■ **Task material**:
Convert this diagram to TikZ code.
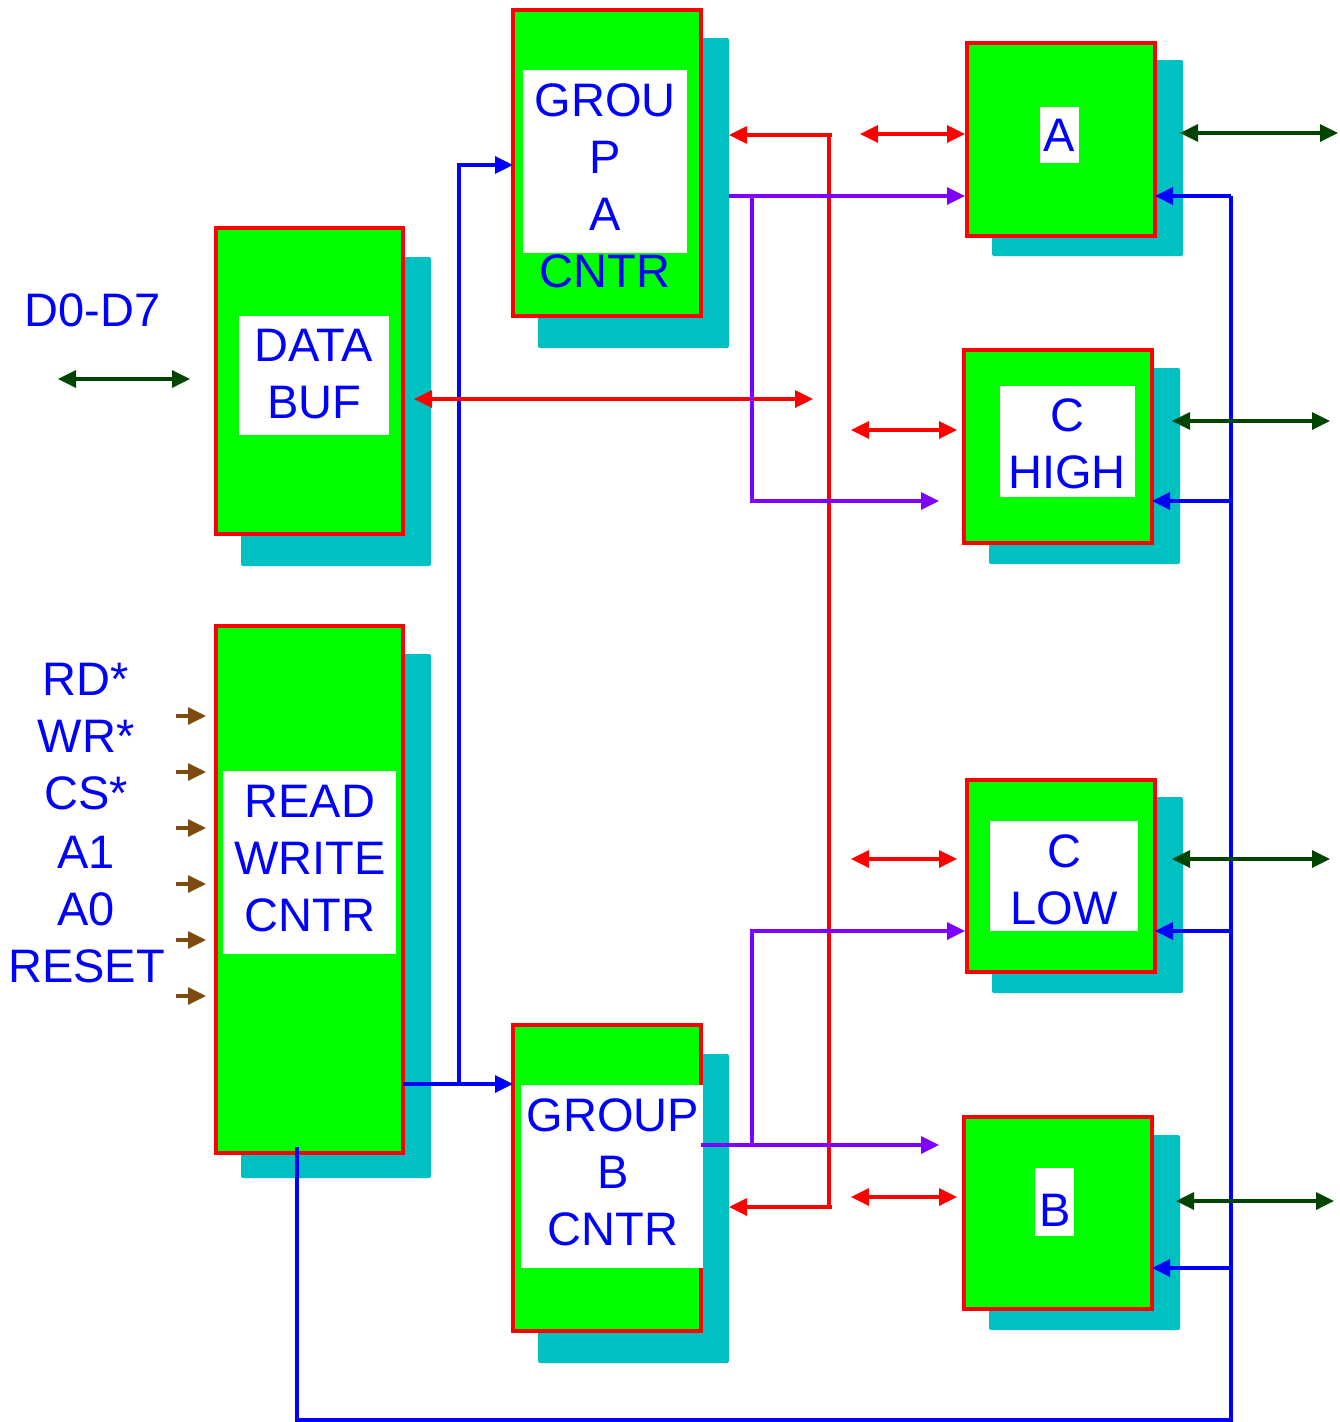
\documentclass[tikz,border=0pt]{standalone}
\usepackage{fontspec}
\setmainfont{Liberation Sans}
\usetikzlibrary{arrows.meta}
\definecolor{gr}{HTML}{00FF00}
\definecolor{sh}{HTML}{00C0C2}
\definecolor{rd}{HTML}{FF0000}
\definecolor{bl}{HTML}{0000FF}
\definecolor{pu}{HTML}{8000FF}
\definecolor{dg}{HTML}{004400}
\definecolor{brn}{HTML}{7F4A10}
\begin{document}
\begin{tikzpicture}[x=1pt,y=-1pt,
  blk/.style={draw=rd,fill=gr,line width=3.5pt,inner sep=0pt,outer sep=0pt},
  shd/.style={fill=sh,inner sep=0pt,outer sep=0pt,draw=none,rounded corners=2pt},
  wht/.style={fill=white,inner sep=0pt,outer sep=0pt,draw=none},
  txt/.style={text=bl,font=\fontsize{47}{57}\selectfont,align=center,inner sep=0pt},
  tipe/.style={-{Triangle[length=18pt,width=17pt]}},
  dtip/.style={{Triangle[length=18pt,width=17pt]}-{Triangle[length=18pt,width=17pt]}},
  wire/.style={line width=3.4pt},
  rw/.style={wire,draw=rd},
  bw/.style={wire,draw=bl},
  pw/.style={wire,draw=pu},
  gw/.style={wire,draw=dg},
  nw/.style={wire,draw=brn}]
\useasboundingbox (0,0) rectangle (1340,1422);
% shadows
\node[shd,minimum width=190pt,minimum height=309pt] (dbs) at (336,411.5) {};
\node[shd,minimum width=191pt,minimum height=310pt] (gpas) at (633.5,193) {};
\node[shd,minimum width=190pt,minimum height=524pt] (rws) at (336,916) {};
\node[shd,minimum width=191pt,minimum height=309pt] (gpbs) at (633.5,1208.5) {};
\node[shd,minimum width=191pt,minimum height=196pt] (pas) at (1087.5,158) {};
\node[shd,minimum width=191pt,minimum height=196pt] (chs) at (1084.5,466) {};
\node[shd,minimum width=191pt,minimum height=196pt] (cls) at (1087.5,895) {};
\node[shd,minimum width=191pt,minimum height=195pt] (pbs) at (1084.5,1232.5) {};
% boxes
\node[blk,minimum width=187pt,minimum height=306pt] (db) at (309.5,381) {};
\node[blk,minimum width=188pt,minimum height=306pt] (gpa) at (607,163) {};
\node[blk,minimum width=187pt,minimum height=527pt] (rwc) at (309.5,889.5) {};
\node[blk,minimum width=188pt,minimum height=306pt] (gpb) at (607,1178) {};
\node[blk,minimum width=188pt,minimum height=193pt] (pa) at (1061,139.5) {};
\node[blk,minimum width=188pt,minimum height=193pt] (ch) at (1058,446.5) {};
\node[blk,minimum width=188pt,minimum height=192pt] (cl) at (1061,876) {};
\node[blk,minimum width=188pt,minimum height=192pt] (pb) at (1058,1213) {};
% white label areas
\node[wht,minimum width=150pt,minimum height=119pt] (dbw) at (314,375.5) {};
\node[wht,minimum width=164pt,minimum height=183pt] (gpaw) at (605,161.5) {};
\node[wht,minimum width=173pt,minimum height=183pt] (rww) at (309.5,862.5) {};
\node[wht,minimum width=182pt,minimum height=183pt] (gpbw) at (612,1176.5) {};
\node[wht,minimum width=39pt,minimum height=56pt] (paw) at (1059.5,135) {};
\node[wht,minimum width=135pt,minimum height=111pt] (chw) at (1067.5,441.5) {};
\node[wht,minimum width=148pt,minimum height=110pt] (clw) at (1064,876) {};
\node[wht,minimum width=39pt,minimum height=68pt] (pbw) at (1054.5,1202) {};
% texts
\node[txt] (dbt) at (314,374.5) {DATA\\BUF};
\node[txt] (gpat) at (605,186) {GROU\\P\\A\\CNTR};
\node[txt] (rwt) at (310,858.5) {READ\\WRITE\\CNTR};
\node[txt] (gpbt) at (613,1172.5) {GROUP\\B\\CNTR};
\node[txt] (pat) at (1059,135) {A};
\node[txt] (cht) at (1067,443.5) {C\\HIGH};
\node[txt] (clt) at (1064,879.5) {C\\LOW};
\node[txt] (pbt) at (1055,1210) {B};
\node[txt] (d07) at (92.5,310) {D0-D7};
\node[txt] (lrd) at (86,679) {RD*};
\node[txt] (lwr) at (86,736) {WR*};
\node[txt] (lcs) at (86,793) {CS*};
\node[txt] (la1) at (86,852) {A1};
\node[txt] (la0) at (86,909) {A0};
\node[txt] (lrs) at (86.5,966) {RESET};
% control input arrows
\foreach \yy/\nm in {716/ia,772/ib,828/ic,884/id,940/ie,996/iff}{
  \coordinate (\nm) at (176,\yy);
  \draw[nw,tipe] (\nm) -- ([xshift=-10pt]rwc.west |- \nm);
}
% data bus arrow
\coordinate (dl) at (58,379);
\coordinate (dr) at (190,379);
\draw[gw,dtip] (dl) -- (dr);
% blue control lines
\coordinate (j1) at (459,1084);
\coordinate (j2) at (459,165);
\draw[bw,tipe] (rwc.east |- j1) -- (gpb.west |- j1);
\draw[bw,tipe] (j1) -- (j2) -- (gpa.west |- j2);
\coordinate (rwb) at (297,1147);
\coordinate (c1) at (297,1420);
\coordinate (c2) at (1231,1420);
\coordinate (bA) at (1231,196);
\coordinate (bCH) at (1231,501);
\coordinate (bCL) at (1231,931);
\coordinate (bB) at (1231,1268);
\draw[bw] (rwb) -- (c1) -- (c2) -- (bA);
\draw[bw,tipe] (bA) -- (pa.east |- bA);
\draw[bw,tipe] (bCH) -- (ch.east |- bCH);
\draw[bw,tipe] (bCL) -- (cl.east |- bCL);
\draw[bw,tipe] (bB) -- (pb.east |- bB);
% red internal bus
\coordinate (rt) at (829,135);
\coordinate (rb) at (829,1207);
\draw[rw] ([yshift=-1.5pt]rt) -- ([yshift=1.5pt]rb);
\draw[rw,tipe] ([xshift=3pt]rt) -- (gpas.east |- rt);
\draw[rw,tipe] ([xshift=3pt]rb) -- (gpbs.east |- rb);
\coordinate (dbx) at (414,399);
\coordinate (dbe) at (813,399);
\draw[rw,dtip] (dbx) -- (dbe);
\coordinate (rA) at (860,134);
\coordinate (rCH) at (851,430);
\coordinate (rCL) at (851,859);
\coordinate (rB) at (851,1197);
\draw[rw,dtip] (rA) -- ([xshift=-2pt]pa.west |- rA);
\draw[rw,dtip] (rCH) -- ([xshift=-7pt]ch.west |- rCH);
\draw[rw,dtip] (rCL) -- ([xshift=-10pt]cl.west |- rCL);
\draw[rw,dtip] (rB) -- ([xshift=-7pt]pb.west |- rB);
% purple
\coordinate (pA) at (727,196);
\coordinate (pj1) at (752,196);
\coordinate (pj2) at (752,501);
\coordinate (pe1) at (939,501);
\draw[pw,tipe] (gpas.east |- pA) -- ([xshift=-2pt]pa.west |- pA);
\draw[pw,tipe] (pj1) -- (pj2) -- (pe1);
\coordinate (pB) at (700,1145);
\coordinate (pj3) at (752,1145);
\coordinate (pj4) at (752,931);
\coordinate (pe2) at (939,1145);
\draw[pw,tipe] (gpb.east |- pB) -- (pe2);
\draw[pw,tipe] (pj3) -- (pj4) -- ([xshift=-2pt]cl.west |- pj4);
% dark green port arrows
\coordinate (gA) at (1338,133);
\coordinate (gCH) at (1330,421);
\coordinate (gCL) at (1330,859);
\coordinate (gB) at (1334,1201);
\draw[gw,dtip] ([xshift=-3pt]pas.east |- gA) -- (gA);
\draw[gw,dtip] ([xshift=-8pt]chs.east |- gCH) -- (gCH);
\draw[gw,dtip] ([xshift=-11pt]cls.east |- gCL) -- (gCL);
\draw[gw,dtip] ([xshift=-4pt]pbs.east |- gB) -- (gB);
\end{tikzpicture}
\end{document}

==

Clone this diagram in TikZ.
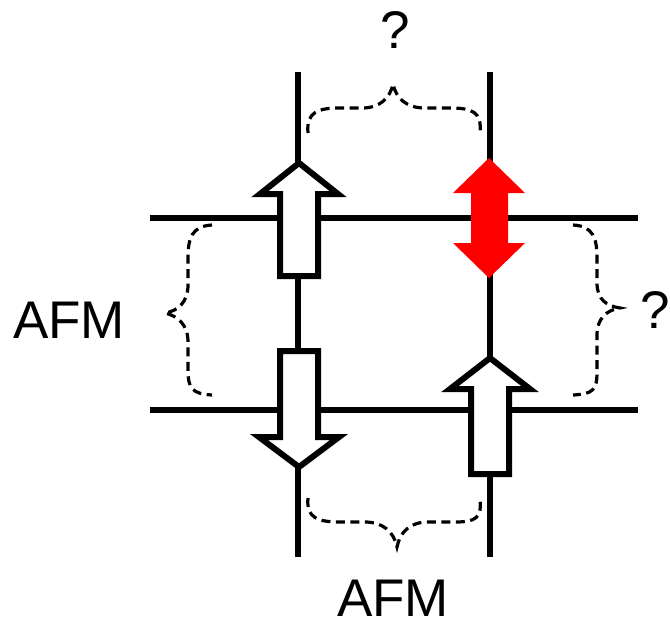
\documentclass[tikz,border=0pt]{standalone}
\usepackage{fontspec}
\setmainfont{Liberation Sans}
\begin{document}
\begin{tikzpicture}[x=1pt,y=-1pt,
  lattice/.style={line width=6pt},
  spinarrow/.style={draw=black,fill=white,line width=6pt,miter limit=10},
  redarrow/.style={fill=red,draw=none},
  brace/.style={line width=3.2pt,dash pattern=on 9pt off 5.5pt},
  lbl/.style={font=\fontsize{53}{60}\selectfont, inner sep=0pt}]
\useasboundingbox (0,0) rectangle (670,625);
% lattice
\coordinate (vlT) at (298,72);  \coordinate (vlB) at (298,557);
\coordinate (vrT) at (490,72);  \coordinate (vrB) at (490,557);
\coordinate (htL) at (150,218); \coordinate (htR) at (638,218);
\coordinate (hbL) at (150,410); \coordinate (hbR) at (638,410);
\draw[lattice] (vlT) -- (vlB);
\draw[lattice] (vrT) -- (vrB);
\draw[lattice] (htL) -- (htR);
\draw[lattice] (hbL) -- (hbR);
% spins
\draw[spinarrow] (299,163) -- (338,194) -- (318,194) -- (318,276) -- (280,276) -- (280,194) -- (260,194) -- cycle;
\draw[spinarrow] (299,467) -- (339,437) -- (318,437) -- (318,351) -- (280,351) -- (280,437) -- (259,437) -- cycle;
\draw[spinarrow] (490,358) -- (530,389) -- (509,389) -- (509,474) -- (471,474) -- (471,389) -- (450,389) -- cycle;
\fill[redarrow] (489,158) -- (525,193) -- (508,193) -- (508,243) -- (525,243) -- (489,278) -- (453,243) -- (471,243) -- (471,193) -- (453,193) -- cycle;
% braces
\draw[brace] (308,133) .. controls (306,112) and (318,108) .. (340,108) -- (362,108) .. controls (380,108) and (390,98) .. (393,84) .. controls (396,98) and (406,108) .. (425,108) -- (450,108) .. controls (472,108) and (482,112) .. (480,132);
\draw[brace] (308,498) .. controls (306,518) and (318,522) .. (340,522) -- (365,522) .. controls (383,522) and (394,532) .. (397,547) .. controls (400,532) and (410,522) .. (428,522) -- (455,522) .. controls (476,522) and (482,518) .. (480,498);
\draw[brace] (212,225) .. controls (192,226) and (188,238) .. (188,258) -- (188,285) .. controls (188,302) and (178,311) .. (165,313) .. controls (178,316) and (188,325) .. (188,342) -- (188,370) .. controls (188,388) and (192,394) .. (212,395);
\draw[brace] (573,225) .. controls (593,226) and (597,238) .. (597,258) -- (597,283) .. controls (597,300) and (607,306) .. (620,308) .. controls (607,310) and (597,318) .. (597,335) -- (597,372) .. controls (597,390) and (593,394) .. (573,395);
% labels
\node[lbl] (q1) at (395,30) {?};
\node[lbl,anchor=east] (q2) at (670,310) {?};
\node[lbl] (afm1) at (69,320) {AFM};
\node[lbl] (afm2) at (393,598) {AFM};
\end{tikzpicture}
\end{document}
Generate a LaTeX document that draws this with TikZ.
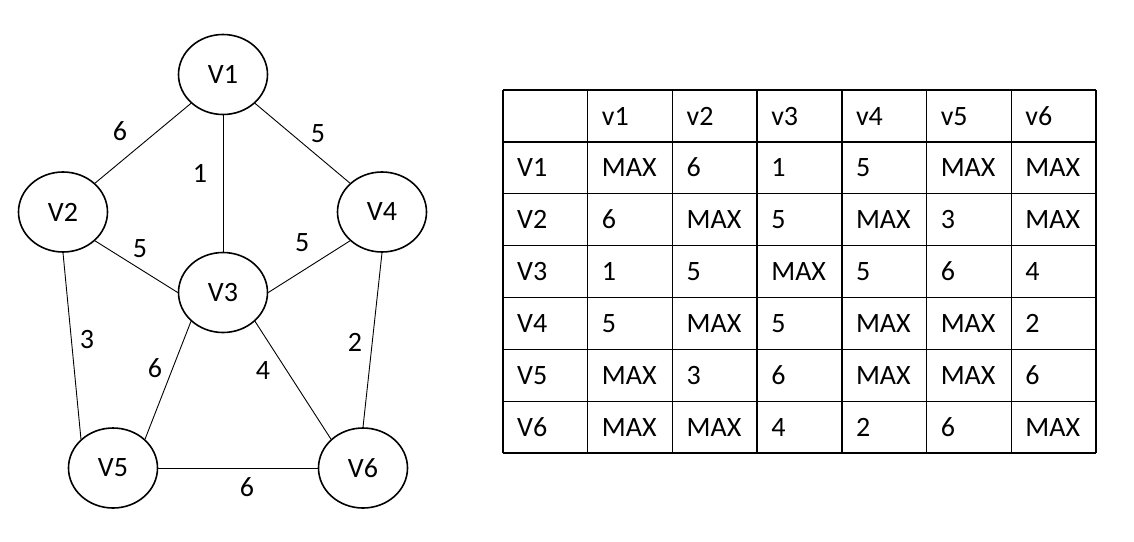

■ **Task prompt**: Show all lines in the entries above where the string "diagram" appears.

■ **Output for this task**:
Convert this diagram to TikZ code.
Clone this diagram in TikZ.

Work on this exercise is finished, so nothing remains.